6. A system of claim 1 further including lead insulation for shielding gamma rays emanating from the radon-containing gas extracted from the soil.

7. The system of claim 1 wherein the gas source is located beneath a building and the conduit extends within the building between the source and the port.

8. The system of claim 1 wherein the port is located in proximity to the housing inlet.

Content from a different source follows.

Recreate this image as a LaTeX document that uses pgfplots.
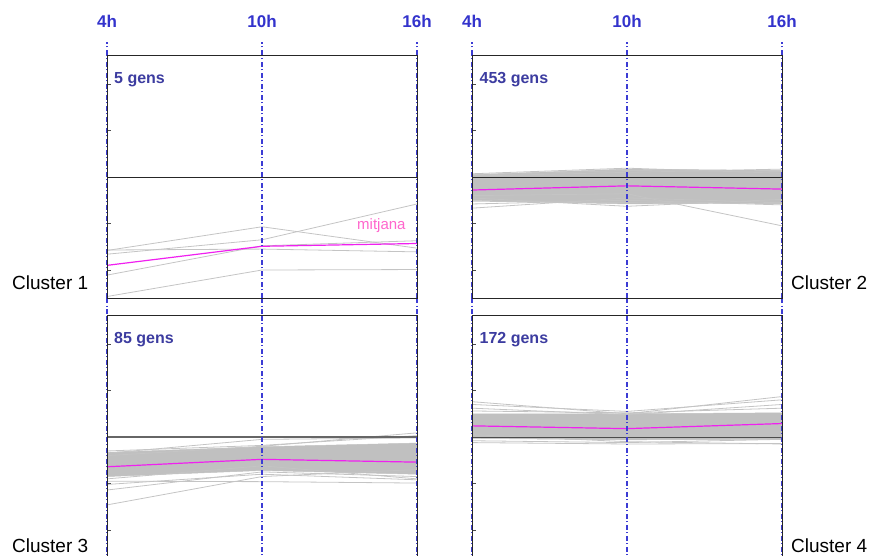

9. A method for venting a gas from a gas source to the atmosphere, comprising the steps of:

a) placing the gas source in fluid communication with a port formed in a shell surrounding a housing and a vent with a space provided between the housing and shell and vent and shell, said housing forming an inner chamber in which a gas flow means is disposed, said housing having an inlet and outlet;

b) venting the gas through the housing outlet and through the vent which extends from the housing outlet, and is in fluid communication with the atmosphere; and

c) reducing the pressure below atmospheric in the space between the shell and housing and shell and vent by an amount sufficient to cause gas entering the space to be directed into the housing inlet and through the inner chamber of the housing and the vent for discharge to the atmosphere.

10. The method of claim 9 wherein the port is located in proximity to the housing inlet.